In the midst of our toughest work we felt that a letter from home would act like a strong tonic and brace us for the effort, and it would have done so. But no such balm came, though we eagerly scanned every incoming vessel for the signal “We have mail for you.” Now at last, though there might be tons on tons of coal to be put in at Key West, though the ship might have to be scrubbed and painted from truck to water line, we felt certain we would get letters from home. Letters that we ached for.

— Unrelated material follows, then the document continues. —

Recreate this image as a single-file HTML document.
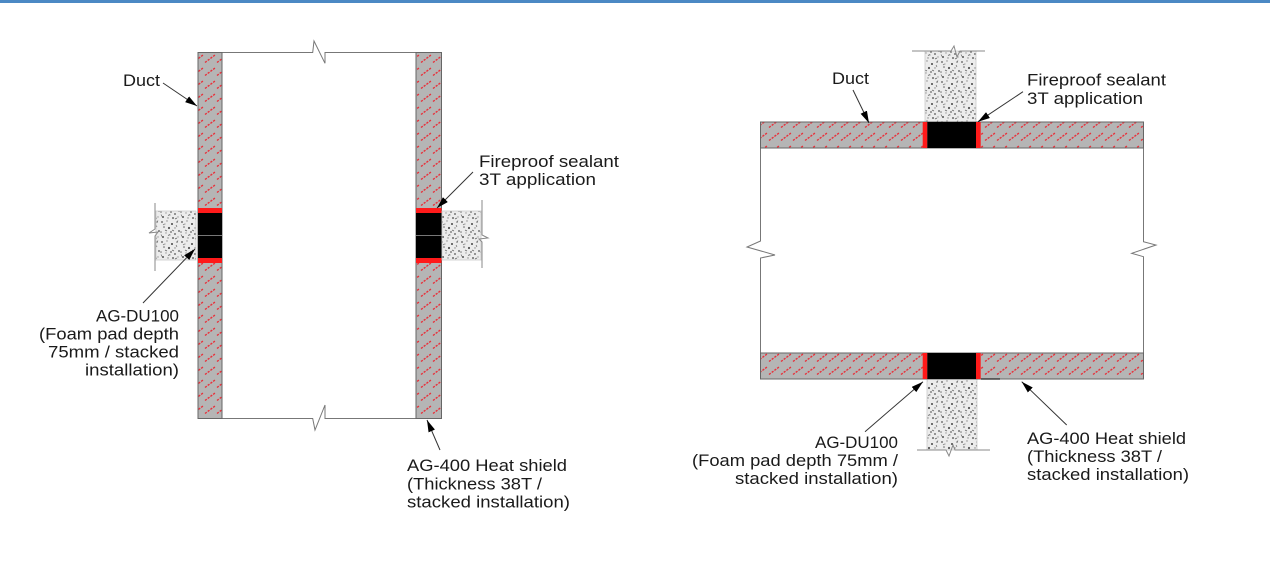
<!DOCTYPE html>
<html>
<head>
<meta charset="utf-8">
<style>
  html,body{margin:0;padding:0;background:#fff;}
  body{width:1270px;height:571px;overflow:hidden;position:relative;}
  .bar{position:absolute;left:0;top:0;width:1270px;height:3px;background:#4b89c4;}
  svg{position:absolute;left:0;top:0;}
  text{font-family:"Liberation Sans","NanumGothic",sans-serif;font-size:16.5px;fill:#1a1a1a;}
</style>
</head>
<body>
<div class="bar"></div>
<svg width="1270" height="571" viewBox="0 0 1270 571" xmlns="http://www.w3.org/2000/svg">
  <defs>
    <pattern id="hatch" patternUnits="userSpaceOnUse" width="12" height="13">
      <rect width="12" height="13" fill="#b5b5b5"/>
      <line x1="1" y1="10.5" x2="11" y2="3" stroke="#e8303a" stroke-width="1.4" stroke-dasharray="2.2 1.2"/>
    </pattern>
    <pattern id="conc" patternUnits="userSpaceOnUse" width="20" height="20">
      <rect width="20" height="20" fill="#ececec"/>
      <g>
        <circle cx="2" cy="2" r="0.9" fill="#555"/>
        <circle cx="7" cy="1" r="0.7" fill="#888"/>
        <circle cx="12" cy="4" r="1" fill="#444"/>
        <circle cx="17" cy="2" r="0.8" fill="#777"/>
        <circle cx="4" cy="7" r="0.8" fill="#666"/>
        <circle cx="9" cy="8" r="1.1" fill="#555"/>
        <circle cx="15" cy="8" r="0.7" fill="#888"/>
        <circle cx="19" cy="11" r="0.9" fill="#555"/>
        <circle cx="1" cy="12" r="0.8" fill="#777"/>
        <circle cx="6" cy="13" r="0.7" fill="#999"/>
        <circle cx="11" cy="12" r="0.9" fill="#666"/>
        <circle cx="15" cy="14" r="1" fill="#777"/>
        <circle cx="3" cy="17" r="1" fill="#555"/>
        <circle cx="8" cy="18" r="0.7" fill="#888"/>
        <circle cx="13" cy="18" r="0.9" fill="#444"/>
        <circle cx="18" cy="17" r="0.7" fill="#999"/>
        <circle cx="10" cy="15" r="0.5" fill="#666"/>
        <circle cx="5" cy="4" r="0.5" fill="#777"/>
        <path d="M5 10 l2 1 M16 5 l1 2 M8 15.5 l2 -1 M18 0.5 l-1 2 M12 10 l2 1 M1 14.5 l1 2 M15 19 l2 -1 M3 5 l1.5 -1" stroke="#666" stroke-width="0.7"/>
      </g>
    </pattern>
    <marker id="ah" viewBox="0 0 12 7" refX="12" refY="3.5" markerWidth="12" markerHeight="7" markerUnits="userSpaceOnUse" orient="auto">
      <path d="M0,0 L12,3.5 L0,7 z" fill="#000"/>
    </marker>
  </defs>

  <!-- ================= LEFT DIAGRAM ================= -->
  <polyline points="222,52.5 312.7,52.5 314,41 325,63.3 325,52.5 416,52.5" fill="none" stroke="#777" stroke-width="1"/>
  <polyline points="222,418.5 312.7,418.5 315,430 325,405 325,418.5 416,418.5" fill="none" stroke="#777" stroke-width="1"/>

  <rect x="198" y="52.5" width="24" height="366" fill="url(#hatch)" stroke="#666" stroke-width="1"/>
  <rect x="416" y="52.5" width="25.5" height="366" fill="url(#hatch)" stroke="#666" stroke-width="1"/>

  <rect x="198" y="208" width="24" height="5" fill="#ff1a1a"/>
  <rect x="198" y="213" width="24" height="45" fill="#000"/>
  <line x1="198" y1="235.5" x2="222" y2="235.5" stroke="#777" stroke-width="1"/>
  <rect x="198" y="258" width="24" height="5" fill="#ff1a1a"/>
  <rect x="416" y="208" width="25.5" height="5" fill="#ff1a1a"/>
  <rect x="416" y="213" width="25.5" height="45" fill="#000"/>
  <line x1="416" y1="235.5" x2="441.5" y2="235.5" stroke="#777" stroke-width="1"/>
  <rect x="416" y="258" width="25.5" height="5" fill="#ff1a1a"/>

  <rect x="156" y="211" width="40" height="49" fill="url(#conc)" stroke="#ccc" stroke-width="0.8"/>
  <polyline points="155,203 155,229 149,233 158,232 155,236 155,271" fill="none" stroke="#888" stroke-width="1"/>
  <rect x="442" y="211" width="39" height="49" fill="url(#conc)" stroke="#ccc" stroke-width="0.8"/>
  <polyline points="482,200 482,235 488,238 479,239 482,242 482,268" fill="none" stroke="#888" stroke-width="1"/>

  <line x1="163" y1="83" x2="197" y2="106" stroke="#333" stroke-width="1" marker-end="url(#ah)"/>
  <line x1="473" y1="172" x2="437" y2="208" stroke="#333" stroke-width="1" marker-end="url(#ah)"/>
  <line x1="143" y1="303" x2="195" y2="249" stroke="#333" stroke-width="1" marker-end="url(#ah)"/>
  <line x1="440" y1="450" x2="427" y2="420" stroke="#333" stroke-width="1" marker-end="url(#ah)"/>

  <text x="123" y="86" textLength="37" lengthAdjust="spacingAndGlyphs">Duct</text>
  <text x="479" y="167" textLength="140" lengthAdjust="spacingAndGlyphs">Fireproof sealant</text>
  <text x="479" y="185" textLength="117" lengthAdjust="spacingAndGlyphs">3T application</text>

  <text x="96" y="321.5" textLength="83" lengthAdjust="spacingAndGlyphs">AG-DU100</text>
  <text x="39" y="339.5" textLength="140" lengthAdjust="spacingAndGlyphs">(Foam pad depth</text>
  <text x="48" y="357.5" textLength="131" lengthAdjust="spacingAndGlyphs">75mm / stacked</text>
  <text x="85" y="375.5" textLength="94" lengthAdjust="spacingAndGlyphs">installation)</text>

  <text x="407" y="471" textLength="160" lengthAdjust="spacingAndGlyphs">AG-400 Heat shield</text>
  <text x="407" y="489.5" textLength="135" lengthAdjust="spacingAndGlyphs">(Thickness 38T /</text>
  <text x="407" y="507.5" textLength="163" lengthAdjust="spacingAndGlyphs">stacked installation)</text>

  <!-- ================= RIGHT DIAGRAM ================= -->
  <polyline points="760.5,148 760.5,241 747,247 775,255 760.5,258 760.5,353" fill="none" stroke="#777" stroke-width="1"/>
  <polyline points="1143.5,148 1143.5,241.7 1156,245 1131.7,253.3 1143.5,256.7 1143.5,353" fill="none" stroke="#777" stroke-width="1"/>

  <rect x="925" y="51" width="51" height="71" fill="url(#conc)" stroke="#ccc" stroke-width="0.8"/>
  <polyline points="912,51 951,51 954,46 957,57 960,51 985,51" fill="none" stroke="#888" stroke-width="1"/>
  <rect x="927" y="379" width="50" height="71" fill="url(#conc)" stroke="#ccc" stroke-width="0.8"/>
  <polyline points="917,450 946,450 949,456 953,445 955,450 990,450" fill="none" stroke="#888" stroke-width="1"/>

  <rect x="760.5" y="122" width="383" height="26" fill="url(#hatch)" stroke="#666" stroke-width="1"/>
  <rect x="922.7" y="122" width="4.6" height="26" fill="#ff1a1a"/>
  <rect x="927.3" y="122" width="48.7" height="26" fill="#000"/>
  <rect x="976" y="122" width="4.7" height="26" fill="#ff1a1a"/>

  <rect x="760.5" y="353" width="383" height="26" fill="url(#hatch)" stroke="#666" stroke-width="1"/>
  <rect x="922.7" y="353" width="4.6" height="26" fill="#ff1a1a"/>
  <rect x="927.3" y="353" width="48.7" height="26" fill="#000"/>
  <rect x="976" y="353" width="4.7" height="26" fill="#ff1a1a"/>
  <line x1="981" y1="379" x2="1000" y2="379" stroke="#222" stroke-width="1.2"/>

  <line x1="853" y1="90" x2="869" y2="123" stroke="#333" stroke-width="1" marker-end="url(#ah)"/>
  <line x1="1023" y1="91.7" x2="978" y2="121.7" stroke="#333" stroke-width="1" marker-end="url(#ah)"/>
  <line x1="865" y1="431.7" x2="923" y2="381.7" stroke="#333" stroke-width="1" marker-end="url(#ah)"/>
  <line x1="1066.7" y1="425" x2="1021.7" y2="381.7" stroke="#333" stroke-width="1" marker-end="url(#ah)"/>

  <text x="832" y="84" textLength="37" lengthAdjust="spacingAndGlyphs">Duct</text>
  <text x="1027" y="85.5" textLength="139" lengthAdjust="spacingAndGlyphs">Fireproof sealant</text>
  <text x="1027" y="104" textLength="116" lengthAdjust="spacingAndGlyphs">3T application</text>

  <text x="815" y="448" textLength="83" lengthAdjust="spacingAndGlyphs">AG-DU100</text>
  <text x="692" y="466" textLength="206" lengthAdjust="spacingAndGlyphs">(Foam pad depth 75mm /</text>
  <text x="735" y="484" textLength="163" lengthAdjust="spacingAndGlyphs">stacked installation)</text>

  <text x="1027" y="444" textLength="159" lengthAdjust="spacingAndGlyphs">AG-400 Heat shield</text>
  <text x="1027" y="462" textLength="135" lengthAdjust="spacingAndGlyphs">(Thickness 38T /</text>
  <text x="1027" y="480" textLength="162" lengthAdjust="spacingAndGlyphs">stacked installation)</text>
</svg>
</body>
</html>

And so when we sighted the fleet and old fort, and realized that we had reached Key West and mail at last, our joy was too great for utterance.

The whaleboat went ashore and brought back two bags of precious missives, with the sad news that eight bags had been sent on a despatch boat to the “Yankee” at Santiago.

We were glad enough to get two bags, yet we almost gnashed our teeth when we thought of the eight fat pouches that were chasing us around the island of Cuba.

The mail was brought to the wardroom and dumped out on the table for the commissioned officers to sort and pick out their own letters. A news-hungry group stood the while at the doors, watching and mentally grumbling that such an awfully long time was being taken to accomplish so simple a thing.

Finally the master-at-arms was sent for and the worth-its-weight-in-gold mail turned over to him to distribute. To the gun deck poured the eager throng. The master-at-arms backed up against the scuttle-butt for protection, then shouted out: “Let one man from each mess get the mail; the rest of you stand off, or you won’t get any till to-morrow.” The rest of us stood to one side then, realizing that time would be thus saved.

“Jimmy Legs” called out the names, and the representatives of the different messes took them. We heard Kennedy’s name called, and a murmur of sympathy spread around. “Poor chap,” said one, “he would give the use of his wounded arm for that letter.”

“Yes,” said another; “he has to suffer homesickness as well as pain, and a letter from home would brace him up as nothing else could.”

Every man took his treasures to a quiet place, a place apart, if such could be found, to enjoy them alone. The few who got none well! may I never see such disappointed, sorrowful faces again.

The letters read and pondered over awhile, tongues began to be loosened, and soon all over the ship was heard the buzz of conversation. Chums told each other the little items of news that to them seemed the most important things in the world. And after all had been told and retold, the men gathered in groups and discussed their past months’ experiences.

“Do you know,” said Craven (a descendant of that famous line of naval heroes, a seaman and member of Number Thirteen six-pounder gun’s crew), “I think we are wonderfully fortunate to come through this experience as well as we have. Just think! We have been under fire five times, and only one man has been injured. Why,” he continued, and his hearers nodded assent, “I used to have the most awful visions thought I saw the men lying round our gun in heaps, while fresh ones jumped to take the places of the fallen.”

“And they would,” said messenger “Hop,” who happened to be passing on his way aft to deliver an order.

The “Yankee” had seen some spirited fighting, though most of her crew had anticipated nothing more exciting than patrol duty.

Moreover, it was almost certain that we had not seen the end of active service. At present, however, the crew settled down once more to the monotony of ship life in port which is about equivalent to garrison duty for a soldier.